Todd Macfarlane, Newsbud- BFP Legal Analyst & Commentator, is an attorney, rancher, writer, political activist, conservationist and commentator.  Although he is comfortable wearing several different hats, beyond faith, family and grass-fed livestock ranching, his primary interests include natural law, property rights, western land-use, political policy, and what he often refers to as the “so-called justice system.”  

LEGAL REALITY CHECK – It’s High Time the Court System Takes a Serious Look at Transparency — by Todd Macfarlane

This is one of those issues that should quickly become self-evident.

Our legal system goes by a number of different names.  Some call it the “Justice System.”  Others call it the “Court System” or the “Judicial System.”  Still others refer to it as the “Legal System.” Based on my experience and observations, I often refer to it as the “so-called justice system,” for a variety of reasons.  But whatever label is used, there is no question, to the casual, outside observer, our legal system is completely shrouded in secrecy and mystery.  It is the functional equivalent of the Holy Bible, printed in Greek and Latin, prior to William Tindale’s English translation, so that normal people could read and understand it.

For some time I have been talking about another piece I’m working on about how the federal court system is the epitome of the fox guarding the hen house – especially when it comes to handling cases involving the federal government.  One of the basic tenets of natural law is that a party cannot be an impartial arbiter of a dispute in which that party (in this case the federal government) is involved.

While this piece addresses broader issues of judicial transparency beyond the federal court system, it seems to coincide with a lot of other information recently reported, including articles about the Nevada Federal Court’s protective order preventing disclosure of almost all information in the “Bundy Standoff” case, and Katie Aguilera’s recent piece about the complete lack of transparency in federal plea bargaining (http://www.boilingfrogspost.com/2016/07/14/how-sentence-enhancements-increase-plea-deals-reduce-transparency-in-the-u-s-justice-system/).

Wouldn’t the public be interested to know that in many federal plea bargain arrangements, including virtually all the Oregon Stand-off Plea Deals, there is almost no negotiation.  The defendants have virtually no say in the “take–it-or-leave-it” terms that are offered.  The playing field is anything but level.  The carrot they are offered is little or no incarceration, if they will expressly admit that they participated in a conspiracy to impede federal officers. If there was some sort of conspiratorial agreement – whatever that means – between some of the parties, I seriously doubt many of these defendants had given the possibility of impeding federal employees a second thought,  let alone were aware of the purported terms of any such purported conspiratorial pacts  I have had an opportunity to observe this process up-close and personal and I don’t see how the defendants could not have felt coerced to accept and admit to language and terms that they would have never even considered, let alone agreed to, on a level playing field – all in the name of creating leverage for the government’s case.

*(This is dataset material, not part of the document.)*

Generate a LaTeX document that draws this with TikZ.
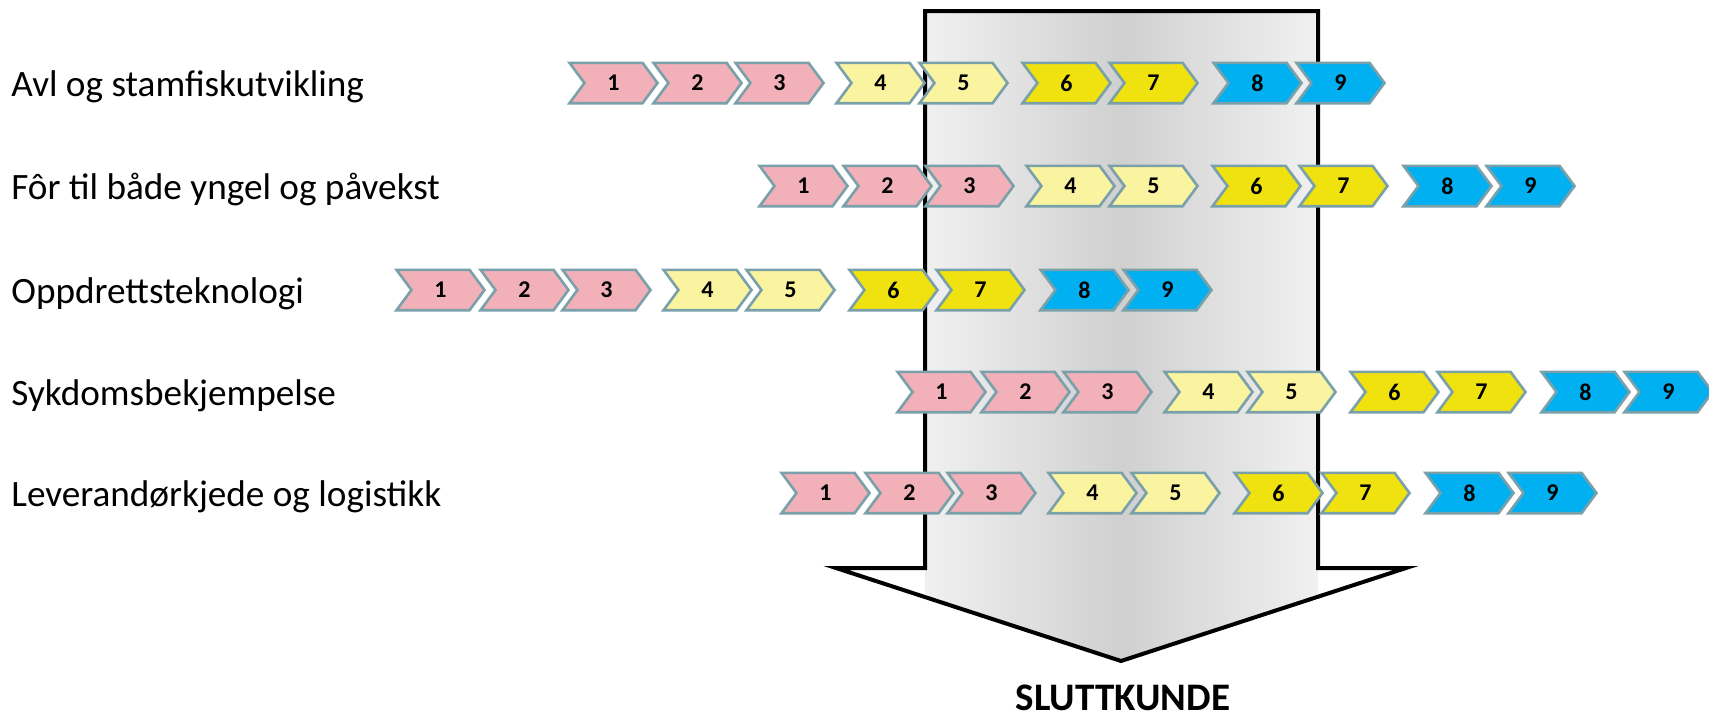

And the same thing often applies to the flood of “friendly” federal sue-and-settle lawsuits pursued by environmental special interest groups under the Equal Access to Justice Act.  They have learned that this process often allows them to profit financially while essentially dictating federal land-use policy, in a process that is typically applies public tax dollars to advance private agendas – with a woeful lack of transparency in the negotiation and deal-making process.

Other prime examples include both secret FISA Courts, and the entire grand jury process by which indictments are obtained.  There is zero transparency.  No wonder, as an old saying goes, even ham sandwiches are so susceptible to indictment.  But in reality, the secrecy and lack of transparency goes much deeper and is a big part of the entire system.  In the federal court system protective orders limiting access to information are common place.  And in the vast majority of cases, it is the other branches of government which are seeking to keep as much as possible under wraps. This approach should leave any thinking person seriously scratching their head, and asking questions.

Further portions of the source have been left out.